= Christopher J. Yates =

American novelist

Christopher J. Yates is a British-American fiction writer and the author of three novels, Black Chalk (2013), Grist Mill Road (2018), and The Rabbit Club (2025). Black Chalk was first published in the UK by Harvill Secker in September 2013 and in the US by Picador in August 2015. In December 2015, NPR named Black Chalk one of the best books of the year. Grist Mill Road received a Kirkus Star and praise from The New York Times for a narrative "full of pleasantly unpleasant surprises."

On December 8, 2023, Publishers Weekly announced that Hanover Square Press had acquired Yates’ third novel in a preempt.
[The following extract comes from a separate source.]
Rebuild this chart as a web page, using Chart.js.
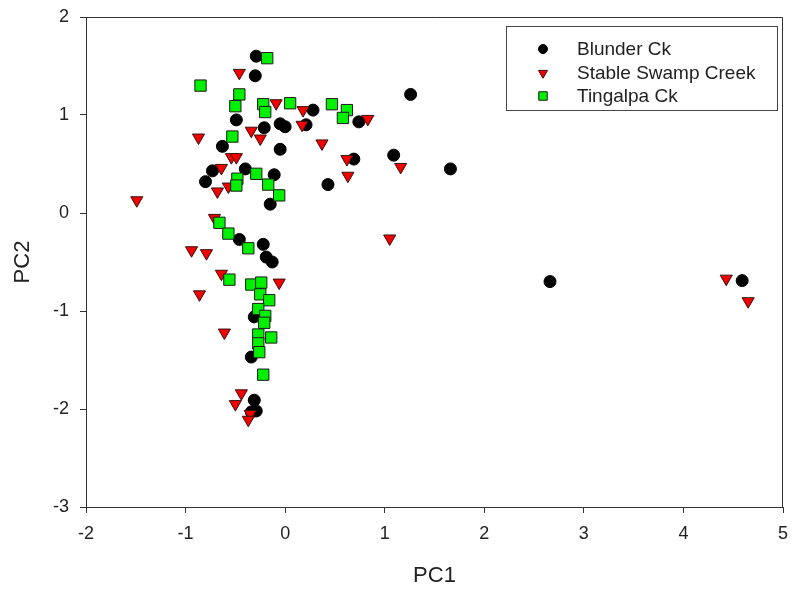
<!DOCTYPE html>
<html>
<head>
<meta charset="utf-8">
<script src="https://cdn.jsdelivr.net/npm/chart.js@4"></script>
<style>
  html, body { margin: 0; padding: 0; background: #fff; }
  canvas { display: block; }
</style>
</head>
<body>
<canvas id="pcaCanvas" width="792" height="590"></canvas>
<script>
// PC1 / PC2 scores
const blunderX = [-0.29, -0.30, 1.26, -0.49, -0.21, -0.05, 0.00, 0.28, 0.21, 0.74, 0.69, 1.09, 1.66, 0.43, -0.63, -0.05,
  -0.73, -0.80, -0.40, -0.11, -0.15, -0.46, -0.22, -0.19, -0.13, -0.31, -0.34, -0.31, -0.29, -0.34, 2.66, 4.59];
const blunderY = [1.60, 1.40, 1.21, 0.95, 0.87, 0.91, 0.88, 1.05, 0.90, 0.93, 0.55, 0.59, 0.45, 0.29, 0.68, 0.65,
  0.43, 0.32, 0.45, 0.39, 0.09, -0.27, -0.32, -0.45, -0.50, -1.06, -1.47, -1.91, -2.02, -2.03, -0.70, -0.69];

const stableX = [-0.46, -0.09, 0.18, 0.17, -0.87, -0.34, -0.25, 0.37, -0.54, -0.49, 0.62, 0.63, -0.64, -0.68, -0.57, 0.83,
  1.16, 1.05, -1.49, -0.71, -0.94, -0.79, -0.64, -0.86, -0.06, -0.61, -0.44, -0.50, -0.35, -0.37, 4.43, 4.65];
const stableY = [1.43, 1.12, 1.05, 0.90, 0.77, 0.84, 0.76, 0.71, 0.57, 0.57, 0.55, 0.38, 0.46, 0.22, 0.27, 0.96,
  0.47, -0.26, 0.13, -0.05, -0.38, -0.41, -0.62, -0.83, -0.71, -1.22, -1.84, -1.95, -2.05, -2.11, -0.67, -0.90];

const tingalpaX = [-0.18, -0.85, -0.46, -0.50, -0.22, -0.20, 0.05, 0.47, 0.62, 0.58, -0.53, -0.29, -0.48, -0.49, -0.17, -0.06,
  -0.66, -0.57, -0.37, -0.56, -0.34, -0.24, -0.25, -0.16, -0.27, -0.20, -0.21, -0.14, -0.27, -0.27, -0.26, -0.22];
const tingalpaY = [1.58, 1.30, 1.21, 1.09, 1.11, 1.03, 1.12, 1.11, 1.05, 0.97, 0.78, 0.40, 0.35, 0.28, 0.29, 0.18,
  -0.10, -0.21, -0.36, -0.68, -0.73, -0.71, -0.83, -0.89, -0.98, -1.05, -1.12, -1.27, -1.24, -1.33, -1.42, -1.65];

const seriesNames = ['Blunder Ck', 'Stable Swamp Creek', 'Tingalpa Ck'];

function toPoints(xs, ys) {
  return xs.map((x, i) => ({ x: x, y: ys[i] }));
}

const FONT = '"Liberation Sans", Arial, sans-serif';

const styles = [
  { pointStyle: 'circle', radius: 6, rotation: 0, bg: '#000000', border: '#000000', lw: 1 },
  { pointStyle: 'triangle', radius: 7, rotation: 180, bg: '#f00000', border: '#3a1010', lw: 1 },
  { pointStyle: 'rect', radius: 8, rotation: 0, bg: '#00f000', border: '#1a1a1a', lw: 1 }
];

// frame on top and right of the plot
const framePlugin = {
  id: 'frame',
  afterDraw(chart) {
    const a = chart.chartArea;
    const ctx = chart.ctx;
    ctx.save();
    ctx.strokeStyle = '#333';
    ctx.lineWidth = 1;
    ctx.beginPath();
    ctx.moveTo(a.left, a.top + 0.5);
    ctx.lineTo(a.right - 0.5, a.top + 0.5);
    ctx.lineTo(a.right - 0.5, a.bottom);
    ctx.stroke();
    ctx.restore();
  }
};

// boxed legend in the top right corner
const legendPlugin = {
  id: 'boxLegend',
  afterDraw(chart) {
    const ctx = chart.ctx;
    ctx.save();
    ctx.strokeStyle = '#444';
    ctx.lineWidth = 1;
    ctx.strokeRect(506.5, 26.5, 271, 84);
    ctx.font = '19px ' + FONT;
    ctx.textBaseline = 'middle';
    const rows = [49, 73, 96];
    seriesNames.forEach((name, i) => {
      const s = styles[i];
      ctx.fillStyle = s.bg;
      ctx.strokeStyle = s.border;
      Chart.helpers.drawPoint(ctx, {
        pointStyle: s.pointStyle,
        radius: s.radius * 0.75,
        rotation: s.rotation,
        borderWidth: 1
      }, 543, rows[i]);
      ctx.fillStyle = '#222';
      ctx.fillText(name, 577, rows[i] + 1);
    });
    ctx.restore();
  }
};

const ctxPca = document.getElementById('pcaCanvas').getContext('2d');
const pcaChart = new Chart(ctxPca, {
  type: 'scatter',
  data: {
    datasets: [
      { label: seriesNames[0], data: toPoints(blunderX, blunderY), order: 3 },
      { label: seriesNames[1], data: toPoints(stableX, stableY), order: 2 },
      { label: seriesNames[2], data: toPoints(tingalpaX, tingalpaY), order: 1 }
    ].map((d, i) => Object.assign(d, {
      pointStyle: styles[i].pointStyle,
      pointRadius: styles[i].radius,
      pointRotation: styles[i].rotation,
      pointBackgroundColor: styles[i].bg,
      pointBorderColor: styles[i].border,
      pointBorderWidth: styles[i].lw
    }))
  },
  options: {
    responsive: false,
    animation: false,
    events: [],
    layout: { padding: { left: 0, top: 17, right: 6, bottom: 0 } },
    plugins: {
      legend: { display: false },
      tooltip: { enabled: false }
    },
    scales: {
      x: {
        type: 'linear',
        min: -2,
        max: 5,
        afterFit(scale) {
          scale.height = 83;
          scale.paddingLeft = 0;
          scale.paddingRight = 0;
        },
        border: { color: '#333', width: 1 },
        grid: { drawOnChartArea: false, drawTicks: true, tickLength: 6, color: '#333' },
        ticks: {
          stepSize: 1,
          padding: 10,
          color: '#222',
          font: { family: FONT, size: 18 }
        },
        title: {
          display: true,
          text: 'PC1',
          color: '#222',
          padding: { top: 1, bottom: 1 },
          font: { family: FONT, size: 22 }
        }
      },
      y: {
        type: 'linear',
        min: -3,
        max: 2,
        afterFit(scale) {
          scale.width = 86;
          scale.paddingTop = 0;
          scale.paddingBottom = 0;
        },
        border: { color: '#333', width: 1 },
        grid: { drawOnChartArea: false, drawTicks: true, tickLength: 6, color: '#333' },
        ticks: {
          stepSize: 1,
          padding: 11,
          color: '#222',
          font: { family: FONT, size: 18 }
        },
        title: {
          display: true,
          text: 'PC2',
          color: '#222',
          padding: { top: 10, bottom: 10 },
          font: { family: FONT, size: 22 }
        }
      }
    }
  },
  plugins: [framePlugin, legendPlugin]
});
</script>
</body>
</html>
Set in the same "Black Chalk" Oxford universe with overlapping characters and Easter eggs, The Rabbit Club—out July 8, 2025—has been called "tantalizing" for "dark academia fans" who "ought to snatch this up." In a starred review, Library Journal praised "The Rabbit Club" as "gripping, thought-provoking literary fiction," and People magazine called it "a mind-warping dark academia gem." On July 25, 2025, Yates published a piece in the Wall Street Journal, "How I Became an Accidental Author of ‘Dark Academia,’" revealing that "Black Chalk" had gone into its 19th printing.
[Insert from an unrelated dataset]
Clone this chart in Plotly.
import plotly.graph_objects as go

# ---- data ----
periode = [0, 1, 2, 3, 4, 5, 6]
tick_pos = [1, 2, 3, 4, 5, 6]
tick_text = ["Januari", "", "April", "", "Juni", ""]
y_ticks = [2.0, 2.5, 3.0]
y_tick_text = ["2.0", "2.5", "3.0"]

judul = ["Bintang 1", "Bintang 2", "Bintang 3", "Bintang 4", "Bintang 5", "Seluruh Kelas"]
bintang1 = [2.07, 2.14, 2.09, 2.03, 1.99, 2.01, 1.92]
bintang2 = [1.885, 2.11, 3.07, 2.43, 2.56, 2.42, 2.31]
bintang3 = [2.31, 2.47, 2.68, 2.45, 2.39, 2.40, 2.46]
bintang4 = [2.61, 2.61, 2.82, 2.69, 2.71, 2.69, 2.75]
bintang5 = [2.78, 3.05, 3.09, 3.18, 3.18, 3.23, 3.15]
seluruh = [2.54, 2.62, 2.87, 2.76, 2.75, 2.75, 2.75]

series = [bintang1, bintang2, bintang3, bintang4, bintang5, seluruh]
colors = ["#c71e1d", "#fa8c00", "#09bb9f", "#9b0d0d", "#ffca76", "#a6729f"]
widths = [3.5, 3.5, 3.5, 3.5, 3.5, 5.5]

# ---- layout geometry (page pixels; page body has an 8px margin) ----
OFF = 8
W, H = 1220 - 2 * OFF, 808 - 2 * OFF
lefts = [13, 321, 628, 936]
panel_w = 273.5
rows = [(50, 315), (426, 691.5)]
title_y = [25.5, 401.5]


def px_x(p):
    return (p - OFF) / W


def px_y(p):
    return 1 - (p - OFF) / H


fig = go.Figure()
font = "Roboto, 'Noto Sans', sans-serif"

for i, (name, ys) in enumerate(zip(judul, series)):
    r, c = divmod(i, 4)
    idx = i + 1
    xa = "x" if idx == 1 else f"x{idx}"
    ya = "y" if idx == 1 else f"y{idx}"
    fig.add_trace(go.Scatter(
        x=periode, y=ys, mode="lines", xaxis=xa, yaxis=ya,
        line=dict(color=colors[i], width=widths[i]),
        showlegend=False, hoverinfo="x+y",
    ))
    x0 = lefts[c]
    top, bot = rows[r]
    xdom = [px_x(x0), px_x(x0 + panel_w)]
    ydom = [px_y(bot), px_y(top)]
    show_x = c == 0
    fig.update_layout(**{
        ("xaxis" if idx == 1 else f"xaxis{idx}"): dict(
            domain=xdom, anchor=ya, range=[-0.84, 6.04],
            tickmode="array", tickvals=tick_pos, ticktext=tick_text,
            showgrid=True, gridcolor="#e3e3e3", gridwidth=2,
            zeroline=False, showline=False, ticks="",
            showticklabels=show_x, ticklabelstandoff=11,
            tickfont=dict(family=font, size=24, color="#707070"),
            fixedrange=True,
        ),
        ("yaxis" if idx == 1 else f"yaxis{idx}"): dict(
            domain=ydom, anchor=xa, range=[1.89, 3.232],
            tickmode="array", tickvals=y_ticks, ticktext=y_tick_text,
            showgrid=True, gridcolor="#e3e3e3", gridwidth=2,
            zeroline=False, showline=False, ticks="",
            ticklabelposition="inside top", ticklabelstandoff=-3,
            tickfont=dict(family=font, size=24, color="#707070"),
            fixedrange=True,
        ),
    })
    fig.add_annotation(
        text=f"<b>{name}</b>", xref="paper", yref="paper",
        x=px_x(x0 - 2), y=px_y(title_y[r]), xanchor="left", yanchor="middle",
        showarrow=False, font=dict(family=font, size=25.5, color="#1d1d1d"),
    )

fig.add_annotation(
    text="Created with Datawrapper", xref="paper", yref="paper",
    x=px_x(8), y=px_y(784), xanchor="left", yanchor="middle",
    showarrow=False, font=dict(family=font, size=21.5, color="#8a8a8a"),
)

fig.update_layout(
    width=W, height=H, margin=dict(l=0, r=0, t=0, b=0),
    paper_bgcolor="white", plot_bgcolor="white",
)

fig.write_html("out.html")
Yates was born in Bromley in London, England on February 4, 1972, and graduated from Wadham College at Oxford University with a law degree in 1993. He currently resides with his wife in New Paltz, NY, and also wrote restaurant reviews for the Hudson Valley edition of the Times Union.

On November 19, 2024, Yates released a puzzle book, called "5 Minute Murder: 100 addictive crime mystery puzzles for logical sleuths."